Alternatively, you can also use the provided sql scripts, like this:

cat logfile-daemon_mysql-table.sql logfile-daemon_mysql-date_day_column.sql logfile-daemon_mysql-indexes.sql | mysql -u root -p squid_log


VERSION INFORMATION

This document refers to logfile-daemon_mysql.pl script version 0.4.

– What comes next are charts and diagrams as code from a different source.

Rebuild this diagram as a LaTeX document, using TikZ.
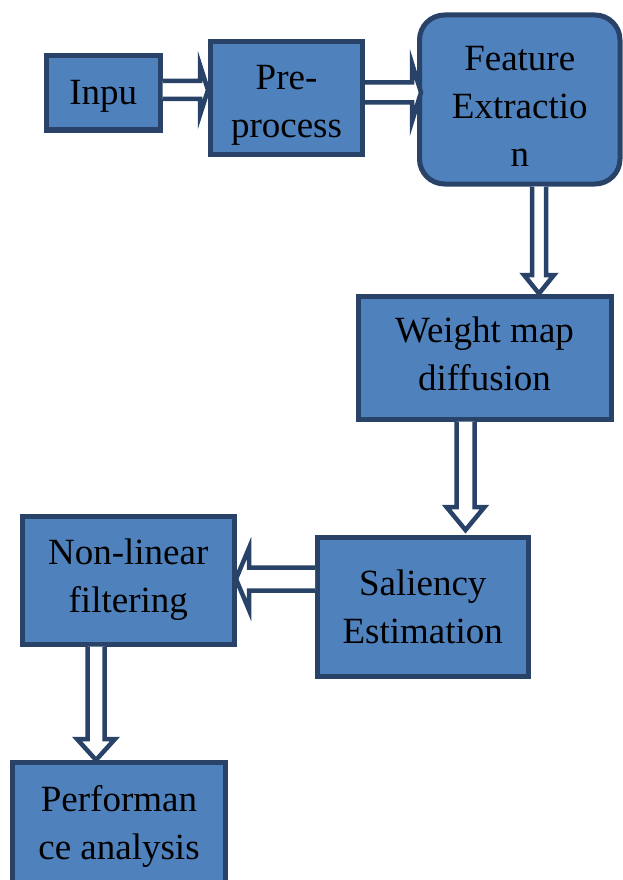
\documentclass[tikz,border=0pt]{standalone}
\usepackage{fontspec}
\setmainfont{Liberation Serif}
\usetikzlibrary{calc}
\definecolor{boxfill}{HTML}{4F81BD}
\definecolor{boxline}{HTML}{284268}
\tikzset{
  stagebox/.style={draw=boxline, fill=boxfill, line width=5pt, inner sep=0pt},
  stagetext/.style={align=center, inner sep=0pt, font=\fontsize{37}{48}\selectfont},
  blockarr/.style={draw=boxline, fill=white, line width=4.5pt, line join=miter}
}
\begin{document}
\begin{tikzpicture}[x=1pt,y=1pt]
  \useasboundingbox (0,0) rectangle (623,-880);
  \clip (0,0) rectangle (623,-880);

  % processing stages (box, with its caption set slightly off centre)
  \node[stagebox, minimum width=113.5pt, minimum height=74pt,
    label={[stagetext, yshift=-3pt]center:Inpu}] (inp) at (103.25,-93) {};
  \node[stagebox, minimum width=152pt, minimum height=112pt,
    label={[stagetext, yshift=-7pt]center:Pre-\\process}] (pre) at (286.5,-98) {};
  \node[stagebox, rounded corners=25pt, minimum width=200.5pt, minimum height=169pt,
    label={[stagetext, yshift=-7pt]center:Feature\\Extractio\\n}] (fea) at (519.75,-99.5) {};
  \node[stagebox, minimum width=253pt, minimum height=123pt,
    label={[stagetext, yshift=4pt]center:Weight map\\diffusion}] (wmd) at (484.5,-357.5) {};
  \node[stagebox, minimum width=210.5pt, minimum height=138.5pt,
    label={[stagetext]center:Saliency\\Estimation}] (sal) at (422.75,-606.75) {};
  \node[stagebox, minimum width=212.5pt, minimum height=128pt,
    label={[stagetext]center:Non-linear\\filtering}] (nlf) at (128.25,-580) {};
  \node[stagebox, minimum width=213pt, minimum height=132.5pt,
    label={[stagetext, yshift=2pt]center:Performan\\ce analysis}] (per) at (119,-828.75) {};

  % hollow block arrows between the stages
  \filldraw[blockarr] (inp.east |- 0,-81) -- ($(pre.west |- 0,-81)+(-8,0)$)
    -- ($(pre.west |- 0,-65)+(-8,0)$) -- (pre.west |- 0,-90)
    -- ($(pre.west |- 0,-115)+(-8,0)$) -- ($(pre.west |- 0,-99)+(-8,0)$)
    -- (inp.east |- 0,-99);

  \filldraw[blockarr] (pre.east |- 0,-82.5) -- ($(fea.west |- 0,-82.5)+(-5,0)$)
    -- ($(fea.west |- 0,-63.5)+(-5,0)$) -- ($(fea.west |- 0,-92.5)+(4,0)$)
    -- ($(fea.west |- 0,-121.5)+(-5,0)$) -- ($(fea.west |- 0,-102.5)+(-5,0)$)
    -- (pre.east |- 0,-102.5);

  \filldraw[blockarr] (fea.south -| 532,0) -- ($(wmd.north -| 532,0)+(0,18.5)$)
    -- ($(wmd.north -| 524,0)+(0,18.5)$) -- (wmd.north -| 539,0)
    -- ($(wmd.north -| 554,0)+(0,18.5)$) -- ($(wmd.north -| 546,0)+(0,18.5)$)
    -- (fea.south -| 546,0);

  \filldraw[blockarr] (wmd.south -| 456.5,0) -- ($(sal.north -| 456.5,0)+(0,28)$)
    -- ($(sal.north -| 446.5,0)+(0,28)$) -- ($(sal.north -| 465.5,0)+(0,5)$)
    -- ($(sal.north -| 484.5,0)+(0,28)$) -- ($(sal.north -| 474.5,0)+(0,28)$)
    -- (wmd.south -| 474.5,0);

  \filldraw[blockarr] (sal.west |- 0,-567.5) -- ($(nlf.east |- 0,-567.5)+(12,0)$)
    -- ($(nlf.east |- 0,-548)+(12,0)$) -- ($(nlf.east |- 0,-579)+(-1,0)$)
    -- ($(nlf.east |- 0,-610)+(12,0)$) -- ($(nlf.east |- 0,-590.5)+(12,0)$)
    -- (sal.west |- 0,-590.5);

  \filldraw[blockarr] (nlf.south -| 87.5,0) -- ($(per.north -| 87.5,0)+(0,21)$)
    -- ($(per.north -| 77,0)+(0,21)$) -- (per.north -| 96,0)
    -- ($(per.north -| 115,0)+(0,21)$) -- ($(per.north -| 104.5,0)+(0,21)$)
    -- (nlf.south -| 104.5,0);
\end{tikzpicture}
\end{document}
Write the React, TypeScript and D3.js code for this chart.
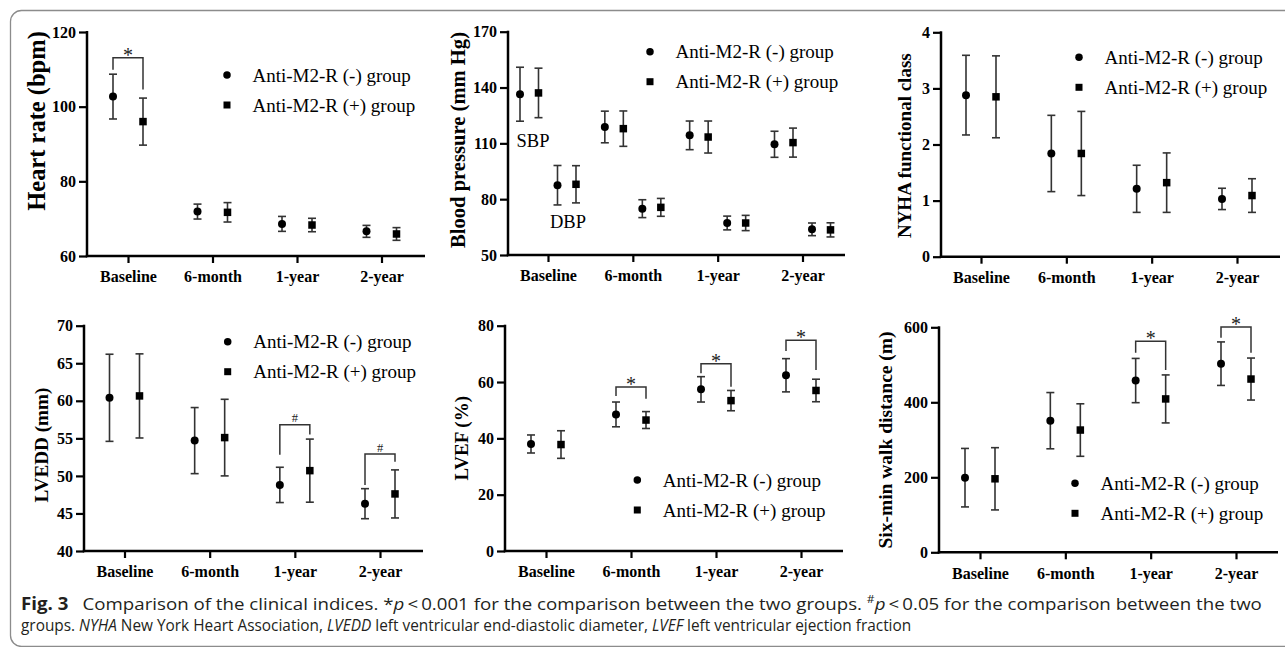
import React, { useEffect, useRef } from 'react'
import * as d3 from 'd3'

const categories = ['Baseline', '6-month', '1-year', '2-year']
const groupNames = ['Anti-M2-R (-) group', 'Anti-M2-R (+) group']

// heart rate (bpm)
const hrNeg = [102.7, 71.9, 68.6, 66.6]
const hrNegSd = [6.0, 2.0, 2.0, 1.6]
const hrPos = [96.0, 71.7, 68.3, 65.9]
const hrPosSd = [6.3, 2.6, 1.8, 1.7]
const hrTicks = [60, 80, 100, 120]

// blood pressure (mm Hg)
const sbpNeg = [136.4, 118.8, 114.3, 109.5]
const sbpNegSd = [14.5, 8.5, 7.7, 7.0]
const sbpPos = [137.1, 117.9, 113.4, 110.4]
const sbpPosSd = [13.3, 9.5, 8.6, 7.8]
const dbpNeg = [87.5, 74.9, 67.2, 63.8]
const dbpNegSd = [10.6, 4.8, 3.7, 3.4]
const dbpPos = [88.0, 75.6, 67.2, 63.5]
const dbpPosSd = [10.0, 4.8, 4.1, 3.8]
const bpTicks = [50, 80, 110, 140, 170]

// NYHA class
const nyhaNeg = [2.88, 1.84, 1.21, 1.03]
const nyhaNegSd = [0.71, 0.68, 0.42, 0.19]
const nyhaPos = [2.85, 1.84, 1.32, 1.09]
const nyhaPosSd = [0.73, 0.75, 0.53, 0.3]
const nyhaTicks = [0, 1, 2, 3, 4]

// LVEDD (mm)
const lveddNeg = [60.4, 54.7, 48.8, 46.3]
const lveddNegSd = [5.8, 4.4, 2.35, 2.0]
const lveddPos = [60.65, 55.1, 50.7, 47.6]
const lveddPosSd = [5.6, 5.1, 4.2, 3.2]
const lveddTicks = [40, 45, 50, 55, 60, 65, 70]

// LVEF (%)
const lvefNeg = [38.0, 48.5, 57.4, 62.4]
const lvefNegSd = [3.2, 4.4, 4.5, 5.9]
const lvefPos = [37.8, 46.5, 53.4, 57.0]
const lvefPosSd = [4.9, 3.0, 3.6, 4.0]
const lvefTicks = [0, 20, 40, 60, 80]

// six-min walk distance (m)
const walkNeg = [199, 351, 458, 503]
const walkNegSd = [78, 75, 59, 58]
const walkPos = [196, 326, 409, 462]
const walkPosSd = [83, 70, 64, 56]
const walkTicks = [0, 200, 400, 600]

// significance brackets: level of bar, end of left leg, end of right leg
const hrMarks = [{ cat: 'Baseline', sign: '*', level: 113.1, left: 109.9, right: 104.6 }]
const lveddMarks = [
  { cat: '1-year', sign: '#', level: 56.8, left: 52.8, right: 55.5 },
  { cat: '2-year', sign: '#', level: 52.9, left: 48.8, right: 51.9 },
]
const lvefMarks = [
  { cat: '6-month', sign: '*', level: 58.2, left: 55.0, right: 54.1 },
  { cat: '1-year', sign: '*', level: 66.5, left: 63.1, right: 58.3 },
  { cat: '2-year', sign: '*', level: 74.8, left: 71.0, right: 64.3 },
]
const walkMarks = [
  { cat: '1-year', sign: '*', level: 563, left: 532, right: 486 },
  { cat: '2-year', sign: '*', level: 601, left: 572, right: 532 },
]

const SERIF = '"Liberation Serif", "Times New Roman", serif'

const panels = [
  {
    title: 'Heart rate (bpm)', ticks: hrTicks, marks: hrMarks,
    series: [
      { mean: hrNeg, sd: hrNegSd, shape: 'circle', dx: -15 },
      { mean: hrPos, sd: hrPosSd, shape: 'square', dx: 15 },
    ],
    box: { left: 87, right: 425, top: 32, bottom: 256, first: 128, last: 381.5 },
    titleAt: [36, 121, 24.5], legendAt: [227, 75],
  },
  {
    title: 'Blood pressure (mm Hg)', ticks: bpTicks, marks: [],
    series: [
      { mean: sbpNeg, sd: sbpNegSd, shape: 'circle', dx: -28 },
      { mean: sbpPos, sd: sbpPosSd, shape: 'square', dx: -9.5 },
      { mean: dbpNeg, sd: dbpNegSd, shape: 'circle', dx: 9.5 },
      { mean: dbpPos, sd: dbpPosSd, shape: 'square', dx: 28 },
    ],
    box: { left: 508, right: 845, top: 31.7, bottom: 255, first: 548, last: 802.5 },
    titleAt: [458, 140, 20.6], legendAt: [650, 51.7],
    notes: [
      { text: 'SBP', x: 516.5, y: 146.7 },
      { text: 'DBP', x: 550, y: 228.3 },
    ],
  },
  {
    title: 'NYHA functional class', ticks: nyhaTicks, marks: [],
    series: [
      { mean: nyhaNeg, sd: nyhaNegSd, shape: 'circle', dx: -15 },
      { mean: nyhaPos, sd: nyhaPosSd, shape: 'square', dx: 15 },
    ],
    box: { left: 941, right: 1280, top: 32.3, bottom: 256.7, first: 981, last: 1237 },
    titleAt: [904, 145.7, 19], legendAt: [1079, 57.3],
  },
  {
    title: 'LVEDD (mm)', ticks: lveddTicks, marks: lveddMarks,
    series: [
      { mean: lveddNeg, sd: lveddNegSd, shape: 'circle', dx: -15 },
      { mean: lveddPos, sd: lveddPosSd, shape: 'square', dx: 15 },
    ],
    box: { left: 84, right: 423, top: 325.7, bottom: 551, first: 124.5, last: 380 },
    titleAt: [41.5, 445, 19.2], legendAt: [227.7, 341.7],
  },
  {
    title: 'LVEF (%)', ticks: lvefTicks, marks: lvefMarks,
    series: [
      { mean: lvefNeg, sd: lvefNegSd, shape: 'circle', dx: -15 },
      { mean: lvefPos, sd: lvefPosSd, shape: 'square', dx: 15 },
    ],
    box: { left: 505, right: 843, top: 325.7, bottom: 551, first: 546, last: 801 },
    titleAt: [461.5, 438.3, 19], legendAt: [637.3, 480],
  },
  {
    title: 'Six-min walk distance (m)', ticks: walkTicks, marks: walkMarks,
    series: [
      { mean: walkNeg, sd: walkNegSd, shape: 'circle', dx: -15 },
      { mean: walkPos, sd: walkPosSd, shape: 'square', dx: 15 },
    ],
    box: { left: 939, right: 1278, top: 327.3, bottom: 552.3, first: 980, last: 1236 },
    titleAt: [885.5, 440, 19.5], legendAt: [1075, 483.3],
  },
]

function drawMarker(g, shape, cx, cy, size) {
  if (shape === 'circle') {
    g.append('circle').attr('cx', cx).attr('cy', cy).attr('r', size / 2).attr('fill', '#000')
  } else {
    g.append('rect')
      .attr('x', cx - size / 2)
      .attr('y', cy - size / 2)
      .attr('width', size)
      .attr('height', size)
      .attr('fill', '#000')
  }
}

function drawPanel(svg, p) {
  const { box } = p
  const y = d3
    .scaleLinear()
    .domain([p.ticks[0], p.ticks[p.ticks.length - 1]])
    .range([box.bottom, box.top])
  const x = d3.scalePoint().domain(categories).range([box.first, box.last])
  const g = svg.append('g')

  // y axis ticks + labels
  const ya = g
    .append('g')
    .attr('transform', `translate(${box.left},0)`)
    .call(
      d3.axisLeft(y).tickValues(p.ticks).tickFormat(d3.format('d')).tickSize(8).tickPadding(3).tickSizeOuter(0)
    )
  ya.select('.domain').remove()
  ya.attr('font-family', SERIF).attr('font-size', 16).attr('font-weight', 'bold')
  ya.selectAll('line').attr('stroke', '#000').attr('stroke-width', 2.2)

  // x axis ticks + labels
  const xa = g
    .append('g')
    .attr('transform', `translate(0,${box.bottom})`)
    .call(d3.axisBottom(x).tickSize(7).tickPadding(8).tickSizeOuter(0))
  xa.select('.domain').remove()
  xa.attr('font-family', SERIF).attr('font-size', 16).attr('font-weight', 'bold')
  xa.selectAll('line').attr('stroke', '#000').attr('stroke-width', 2.2)

  // axis lines
  g.append('line')
    .attr('x1', box.left).attr('x2', box.left)
    .attr('y1', box.top - 1).attr('y2', box.bottom + 1.2)
    .attr('stroke', '#000').attr('stroke-width', 2.5)
  g.append('line')
    .attr('x1', box.left - 1.2).attr('x2', box.right)
    .attr('y1', box.bottom).attr('y2', box.bottom)
    .attr('stroke', '#000').attr('stroke-width', 2.5)

  // axis title
  const [tx, ty, ts] = p.titleAt
  g.append('text')
    .attr('transform', `translate(${tx},${ty}) rotate(-90)`)
    .attr('text-anchor', 'middle')
    .attr('dominant-baseline', 'central')
    .attr('font-family', SERIF)
    .attr('font-weight', 'bold')
    .attr('font-size', ts)
    .text(p.title)

  // error bars and points
  p.series.forEach((s) => {
    categories.forEach((c, i) => {
      const cx = x(c) + s.dx
      const hi = y(s.mean[i] + s.sd[i])
      const lo = y(s.mean[i] - s.sd[i])
      g.append('line')
        .attr('x1', cx).attr('x2', cx).attr('y1', hi).attr('y2', lo)
        .attr('stroke', '#333').attr('stroke-width', 1.6)
      ;[hi, lo].forEach((yy) => {
        g.append('line')
          .attr('x1', cx - 4).attr('x2', cx + 4).attr('y1', yy).attr('y2', yy)
          .attr('stroke', '#333').attr('stroke-width', 1.6)
      })
      drawMarker(g, s.shape, cx, y(s.mean[i]), s.shape === 'circle' ? 8 : 7.5)
    })
  })

  // significance brackets
  p.marks.forEach((m) => {
    const xl = x(m.cat) - 15
    const xr = x(m.cat) + 15
    const yl = y(m.level)
    g.append('path')
      .attr('d', `M${xl},${y(m.left)}V${yl}H${xr}V${y(m.right)}`)
      .attr('fill', 'none')
      .attr('stroke', '#333')
      .attr('stroke-width', 1.5)
    g.append('text')
      .attr('x', (xl + xr) / 2)
      .attr('y', m.sign === '*' ? yl + 4 : yl - 2.5)
      .attr('text-anchor', 'middle')
      .attr('font-family', SERIF)
      .attr('font-size', m.sign === '*' ? 20 : 12.5)
      .attr('fill', '#222')
      .text(m.sign)
  })

  // legend
  const [lx, ly] = p.legendAt
  groupNames.forEach((name, i) => {
    drawMarker(g, i === 0 ? 'circle' : 'square', lx, ly + i * 30, i === 0 ? 7.5 : 7)
    g.append('text')
      .attr('x', lx + 25.5)
      .attr('y', ly + i * 30)
      .attr('dominant-baseline', 'central')
      .attr('font-family', SERIF)
      .attr('font-size', 19)
      .text(name)
  })

  ;(p.notes || []).forEach((n) => {
    g.append('text')
      .attr('x', n.x).attr('y', n.y)
      .attr('font-family', SERIF)
      .attr('font-size', 18.5)
      .text(n.text)
  })
}

// squeeze a caption line horizontally so it spans the same width as the print
function fitLine(sel, x, y, width) {
  const len = sel.node().getComputedTextLength()
  sel.attr('transform', `translate(${x},${y}) scale(${width / len},1)`)
}

function drawCaption(svg) {
  const font = '"Open Sans", "Noto Sans", sans-serif'
  const l1 = svg
    .append('text')
    .attr('font-family', font)
    .attr('font-size', 17)
    .attr('fill', '#231f20')
  l1.append('tspan').attr('font-weight', 'bold').text('Fig. 3')
  l1.append('tspan').text('\u2002 Comparison of the clinical indices. *')
  l1.append('tspan').attr('font-style', 'italic').text('p')
  l1.append('tspan').text('\u2009<\u20090.001 for the comparison between the two groups. ')
  l1.append('tspan').attr('font-size', 11).attr('baseline-shift', 'super').text('#')
  l1.append('tspan').attr('font-style', 'italic').text('p')
  l1.append('tspan').text('\u2009<\u20090.05 for the comparison between the two')
  fitLine(l1, 21, 609.5, 1241)

  const l2 = svg
    .append('text')
    .attr('font-family', font)
    .attr('font-size', 17)
    .attr('fill', '#231f20')
  l2.append('tspan').text('groups. ')
  l2.append('tspan').attr('font-style', 'italic').text('NYHA')
  l2.append('tspan').text(' New York Heart Association, ')
  l2.append('tspan').attr('font-style', 'italic').text('LVEDD')
  l2.append('tspan').text(' left ventricular end-diastolic diameter, ')
  l2.append('tspan').attr('font-style', 'italic').text('LVEF')
  l2.append('tspan').text(' left ventricular ejection fraction')
  fitLine(l2, 21, 631, 891)
}

export default function App() {
  const ref = useRef(null)

  useEffect(() => {
    const svg = d3.select(ref.current)
    svg.selectAll('*').remove()

    svg
      .append('rect')
      .attr('x', 10.5)
      .attr('y', 10.5)
      .attr('width', 1300)
      .attr('height', 636)
      .attr('rx', 11)
      .attr('fill', 'none')
      .attr('stroke', '#8c8c8c')
      .attr('stroke-width', 1.3)

    panels.forEach((p) => drawPanel(svg, p))
    drawCaption(svg)
  }, [])

  return (
    <svg
      ref={ref}
      width={1285}
      height={647}
      style={{ position: 'absolute', left: 0, top: 0, background: '#fff' }}
    />
  )
}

The script has been developed and tested in the following environment:

squid-2.7.DEVEL0-20080220
mysql 5.0.26
perl 5.8.8
OpenSUSE 10.2


DATA EXTRACTION

Sample queries.

Clients accessing the cache
  SELECT DISTINCT client_src_ip_addr FROM access_log;
Number of request per day
  SELECT
    DATE(FROM_UNIXTIME(time_since_epoch)) AS date_day,
    COUNT(*) AS num_of_requests
  FROM access_log
  GROUP BY 1
  ORDER BY 1;
Request status count

To obtain the raw count of each request status:

  SELECT squid_request_status, COUNT(*) AS n
  FROM access_log
  GROUP BY squid_request_status
  ORDER BY 2 DESC;

To calculate the percentage of each request status:

  SELECT
    squid_request_status,
    (COUNT(*)/(SELECT COUNT(*) FROM access_log)*100) AS percentage
  FROM access_log
  GROUP BY squid_request_status
  ORDER BY 2 DESC;

To distinguish only between HITs and MISSes:

  SELECT
    'hits',
    (SELECT COUNT(*)
    FROM access_log
    WHERE squid_request_status LIKE '%HIT%')
    /
    (SELECT COUNT(*) FROM access_log)*100
    AS percentage
  UNION
  SELECT
    'misses',
    (SELECT COUNT(*)
    FROM access_log
    WHERE squid_request_status LIKE '%MISS%')
    /
    (SELECT COUNT(*) FROM access_log)*100
    AS pecentage;
Response time ranges
  SELECT
    '0..500',
    COUNT(*)/(SELECT COUNT(*) FROM access_log)*100 AS percentage
  FROM access_log
  WHERE response_time >= 0 AND response_time < 500
  UNION
  SELECT
    '500..1000',
    COUNT(*)/(SELECT COUNT(*) FROM access_log)*100 AS percentage
  FROM access_log
  WHERE response_time >= 500 AND response_time < 1000
  UNION
  SELECT
    '1000..2000',
    COUNT(*)/(SELECT COUNT(*) FROM access_log)*100 AS percentage
  FROM access_log
  WHERE response_time >= 1000 AND response_time < 2000
  UNION
  SELECT
    '>= 2000',
    COUNT(*)/(SELECT COUNT(*) FROM access_log)*100 AS percentage
  FROM access_log
  WHERE response_time >= 2000;
Traffic by mime type
  SELECT
    mime_type,
    SUM(reply_size) as total_bytes
  FROM access_log
  GROUP BY mime_type
  ORDER BY 2 DESC;
Traffic by client
  SELECT
    client_src_ip_addr,
    SUM(reply_size) AS total_bytes
  FROM access_log
  GROUP BY 1
  ORDER BY 2 DESC;

Speed issues

The myisam storage engine is known to be faster than the innodb one, so although it doesn't support transactions and referential integrity, it might be more appropriate in this scenario. You might want to append ``ENGINE=MYISAM'' at the end of the table creation code in the above SQL script.

Indexes should be created according to the queries that are more frequently run. The DDL script only creates an implicit index for the primary key column.


TODO

Table cleanup

This script currently implements only the L (i.e. ``append a line to the log'') command, therefore the log lines are never purged from the table. This approach has an obvious scalability problem.

One solution would be to implement e.g. the ``rotate log'' command in a way that would calculate some summary values, put them in a ``summary table'' and then delete the lines used to caluclate those values.

Similar cleanup code could be implemented in an external script and run periodically independently from squid log commands.

Testing

This script has only been tested in low-volume scenarios (single client, less than 10 req/s). Tests in high volume environments could reveal performance bottlenecks and bugs.


AUTHOR

Marcello Romani, marcello.romani@libero.it


COPYRIGHT AND LICENSE

Copyright (C) 2008 by Marcello Romani

This library is free software; you can redistribute it and/or modify it under the same terms as Perl itself, either Perl version 5.8.8 or, at your option, any later version of Perl 5 you may have available.